Firebrand cleric Ahmad Alamolhoda says if Tehran joins international conventions against money laundering and funding terrorism it will pave the way for "Sedition 2019"; a new codename for hardliners to raise alarm about a perceived U.S. threat to topple Iran’s rulers.
The term is a reference to Supreme Leader Ayatollah Ali Khamenei's statement in mid- December when he warned state and military officials that the United States might be planning to take advantage of the Islamic Republic's weakness and push for regime change in Iran in 2019. His rhetoric indicated grave concern about recurring protests similar to the unrest that challenged the Islamic Republic's legitimacy and threatened its existence in early 2018.
Alamolhoda, Khamenei's representative to Khorasan Province and the Friday Prayer leader of Mashad, warned on 28 December that "The enemy is planning to push Iran into a bottleneck in 2019."
He further elaborated that "The United States is planning to find an excuse and impose an economic embargo on us in 2019."
Alamolhoda said that the ratification of the four bills against money laundering and funding terrorism called for by the international Financial Action Task Force (FATF) will pave the way for the takeover of the Islamic Republic by seculat elements who would target the Supreme Leader in collaboration with deem-witted elites."
He likened the situation to the "Sedition of 2009," another Islamic Republic jargon to describe the aborted attempt by reformists to take over the government in 2009. The move was brutally suppressed by the regime after an engineered election believed to be overtly rigged by IRGC as reformist politicians including former parliament Deputy-Speaker Mohammad Reza Khatami have charged.
Former Intelligence Minister Heydar Moslehi had also said in June that "The enemy is planning a sedition for 2018 or 2019 that would mainly target the Supreme Leader."
Alamolhoda described the parliament majority's support for FATF "a U.S. conspiracy" and called the MPs who voted for the four bills against money laundering and funding terrorism "a number of misinformed individuals," and said "the U.S. and its European partners have dictated the idea of ratifying these bills."
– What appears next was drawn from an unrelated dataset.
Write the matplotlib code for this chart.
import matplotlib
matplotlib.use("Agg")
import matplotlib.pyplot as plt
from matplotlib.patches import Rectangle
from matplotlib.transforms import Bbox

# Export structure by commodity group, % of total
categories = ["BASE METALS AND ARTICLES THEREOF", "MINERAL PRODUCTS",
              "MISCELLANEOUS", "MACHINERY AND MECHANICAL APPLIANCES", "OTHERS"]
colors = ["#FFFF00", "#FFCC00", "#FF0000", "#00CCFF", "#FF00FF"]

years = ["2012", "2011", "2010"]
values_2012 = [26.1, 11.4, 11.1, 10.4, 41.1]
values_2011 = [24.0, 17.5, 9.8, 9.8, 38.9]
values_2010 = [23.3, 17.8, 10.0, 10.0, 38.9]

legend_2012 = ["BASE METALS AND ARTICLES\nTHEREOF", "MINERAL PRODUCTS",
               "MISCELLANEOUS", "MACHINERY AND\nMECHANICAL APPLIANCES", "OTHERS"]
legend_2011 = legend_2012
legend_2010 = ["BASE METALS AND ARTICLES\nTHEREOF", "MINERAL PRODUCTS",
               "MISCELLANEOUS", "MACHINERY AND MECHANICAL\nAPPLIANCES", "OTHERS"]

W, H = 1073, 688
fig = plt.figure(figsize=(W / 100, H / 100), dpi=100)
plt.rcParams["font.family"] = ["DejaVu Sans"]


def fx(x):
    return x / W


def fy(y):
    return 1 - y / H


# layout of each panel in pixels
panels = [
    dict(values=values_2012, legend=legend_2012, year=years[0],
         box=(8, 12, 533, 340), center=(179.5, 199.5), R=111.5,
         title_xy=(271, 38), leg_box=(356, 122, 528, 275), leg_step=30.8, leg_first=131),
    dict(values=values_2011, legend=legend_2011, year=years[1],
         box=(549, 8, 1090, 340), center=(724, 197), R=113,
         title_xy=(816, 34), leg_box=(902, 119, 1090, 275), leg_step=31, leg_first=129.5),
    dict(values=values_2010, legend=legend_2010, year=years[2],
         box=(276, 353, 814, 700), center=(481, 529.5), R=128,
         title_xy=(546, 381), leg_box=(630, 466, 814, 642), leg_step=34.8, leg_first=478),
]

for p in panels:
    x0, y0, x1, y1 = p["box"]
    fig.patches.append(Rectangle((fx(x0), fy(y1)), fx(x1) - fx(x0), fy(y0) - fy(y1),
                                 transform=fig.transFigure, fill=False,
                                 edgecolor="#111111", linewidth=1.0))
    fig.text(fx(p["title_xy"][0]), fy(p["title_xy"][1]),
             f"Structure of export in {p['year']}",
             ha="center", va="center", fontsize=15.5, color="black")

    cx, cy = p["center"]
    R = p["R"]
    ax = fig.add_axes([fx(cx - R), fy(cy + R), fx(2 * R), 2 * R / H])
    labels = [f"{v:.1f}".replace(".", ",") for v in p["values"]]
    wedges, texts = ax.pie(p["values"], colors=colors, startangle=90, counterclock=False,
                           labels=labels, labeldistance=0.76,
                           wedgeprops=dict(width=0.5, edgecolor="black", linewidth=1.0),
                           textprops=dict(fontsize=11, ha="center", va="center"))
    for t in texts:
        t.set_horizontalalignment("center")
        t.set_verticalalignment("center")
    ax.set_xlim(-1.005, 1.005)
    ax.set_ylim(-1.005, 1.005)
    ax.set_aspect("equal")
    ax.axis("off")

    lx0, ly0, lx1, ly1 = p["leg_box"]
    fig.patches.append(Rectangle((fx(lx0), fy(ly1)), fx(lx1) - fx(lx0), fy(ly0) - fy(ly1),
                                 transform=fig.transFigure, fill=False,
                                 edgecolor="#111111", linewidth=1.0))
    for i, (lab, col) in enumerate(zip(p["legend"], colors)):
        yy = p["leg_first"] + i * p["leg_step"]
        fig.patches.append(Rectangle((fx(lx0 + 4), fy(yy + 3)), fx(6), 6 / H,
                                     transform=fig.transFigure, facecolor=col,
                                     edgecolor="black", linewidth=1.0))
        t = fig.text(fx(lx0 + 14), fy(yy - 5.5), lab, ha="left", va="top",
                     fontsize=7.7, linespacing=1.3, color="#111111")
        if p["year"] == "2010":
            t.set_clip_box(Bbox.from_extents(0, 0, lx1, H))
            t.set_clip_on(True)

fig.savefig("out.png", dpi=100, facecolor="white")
Iranian hardliners have said openly that they fear the ratification of these bills might prevent Iran's financial support for Lebanese Hezbollah and other similar groups in the Palestinian territories, Yemen, Iraq and elsewhere.
However, following the US withdrawal from the nuclear deal with Iran, EU has vowed to provide Iran with assistance to facilitate its banking operations and help Iran circumvent U.S. sanctions. EU has told Iran that meeting FATF requirements are essential for Europe to convince Iran's trade partners that Tehran is not going to fund terrorism.
The four bills have been ratified by the Majles (parliament) in spite of obstruction by hardliners, but the conservative watchdog Guardian Council has refused to approve their compatibility with religious laws and the Iranian constitution. As a result, the bills are left with the Expediency Council as the final arbiter between the Majles and Guardian Council, but the expediency council has not given its final verdict yet.
But more than the anti-corruption bills, the hardliners sense a real threat in 2019, with an aging Supreme Leader, an economy in deep trouble and a large mass of people demanding change.